SANTIAGO – Born in 1896 – four years before the current Guinness-listed oldest person, Nabi Tajima – Celino Villaneuva Jaramillo lost his birth certificate in the same house fire that made him destitute 20 years ago.
But the birth date on his Chilean identity card is 1896, and no one in Chile up to the president and justice minister (who personally delivered his renewed ID card in 2016) doubts his longevity.
“Checking our records, Celino Villanueva Jaramillo was effectively born on 25 July 1896 – and he’s still alive,” said Jacqueline Salinas, one of the heads of the demographic department at Chile’s office of statistics.
‘Don Celino’ was born in the town of Río Bueno, around 30 miles south of the regional capital of Valdivia. It was the year of the first modern Olympics, when Utah became the 45th US state, Victoria became Britain’s longest-reigning monarch, and Ford produced its first motor vehicle.

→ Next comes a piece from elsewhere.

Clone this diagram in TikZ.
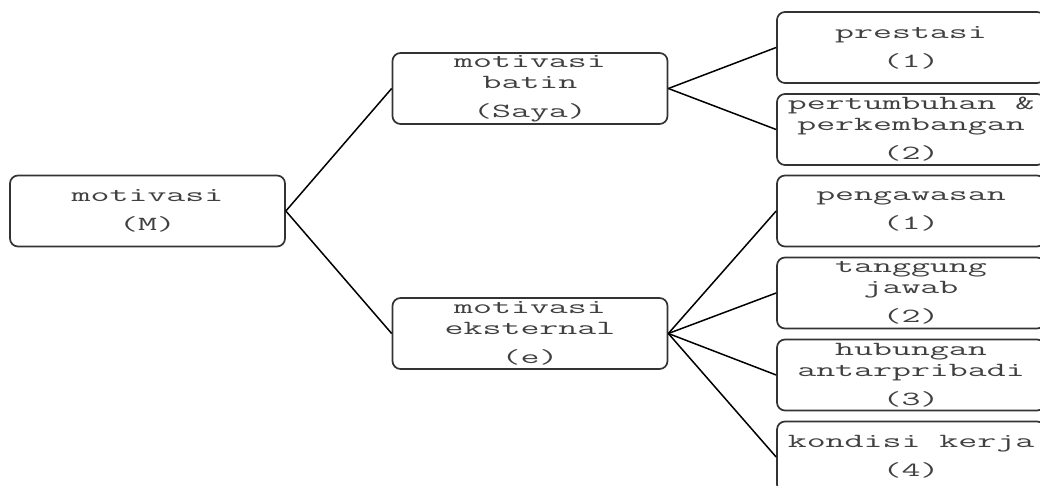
\documentclass[tikz,border=0pt]{standalone}
\usepackage{fontspec}
\newfontfamily\boxfont[FakeStretch=1.84]{Latin Modern Mono}
\begin{document}
\begin{tikzpicture}[x=1pt,y=-1pt]
\tikzstyle{box}=[draw=black!80, line width=1.7pt, rounded corners=8pt, inner sep=0pt, align=center, minimum height=71pt, text=black!75, font=\boxfont\fontsize{20}{21}\selectfont]
\tikzstyle{wide}=[box, minimum width=275pt]
\tikzstyle{leaf}=[box, minimum width=268pt]
\tikzstyle{link}=[line width=1.5pt, black]
\useasboundingbox (0,0) rectangle (1040,486);
% left column
\node[wide] (mot) at (147.5,211) {motivasi\\[8pt](M)};
\node[wide] (batin) at (530,88.5) {motivasi\\batin\\[8pt](Saya)};
\node[wide] (ekst) at (530,333.5) {motivasi\\eksternal\\[8pt](e)};
% right column
\node[leaf] (prest) at (911,47.5) {prestasi\\[8pt](1)};
\node[leaf] (tumbuh) at (911,129.5) {pertumbuhan \&\\perkembangan\\[8pt](2)};
\node[leaf] (awas) at (911,211) {pengawasan\\[8pt](1)};
\node[leaf] (tangg) at (911,293) {tanggung\\jawab\\[8pt](2)};
\node[leaf] (hubung) at (911,375) {hubungan\\antarpribadi\\[8pt](3)};
\node[leaf] (kondisi) at (911,457) {kondisi kerja\\[8pt](4)};
% connectors
\draw[link] (mot.east) -- (batin.west);
\draw[link] (mot.east) -- (ekst.west);
\draw[link] (batin.east) -- (prest.west);
\draw[link] (batin.east) -- (tumbuh.west);
\draw[link] (ekst.east) -- (awas.west);
\draw[link] (ekst.east) -- (tangg.west);
\draw[link] (ekst.east) -- (hubung.west);
\draw[link] (ekst.east) -- (kondisi.west);
\end{tikzpicture}
\end{document}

For the past 30 years, the 121-year-old has been working for a landowner called Ambrosio Toledo.
For his 115th birthday in 2011, the billionaire president, Sebastián Piñera, personally flew down to Valdivia accompanied by the minister of social development, Joaquin Lavin, their plane loaded with generous gifts for Chile’s oldest citizen.
Lavin presented Jaramillo with a certificate verifying the government’s recognition of his age, and told him he was a shining example of health and vitality to follow for all citizens and of the government’s commitment to Chile’s seniors.
Piñera presented him with a set of earphones, two crutches and a small wood-burning stove.
Sadly, no offer was made for the provision of specialist geriatric care to Chile’s and possibly the world’s oldest living inhabitant.
Now almost 90% blind due to his (operable) cataracts, 85% deaf and toothless, the man cannot walk without a helping hand, but occasionally breaks into chat.
He never married or had any children.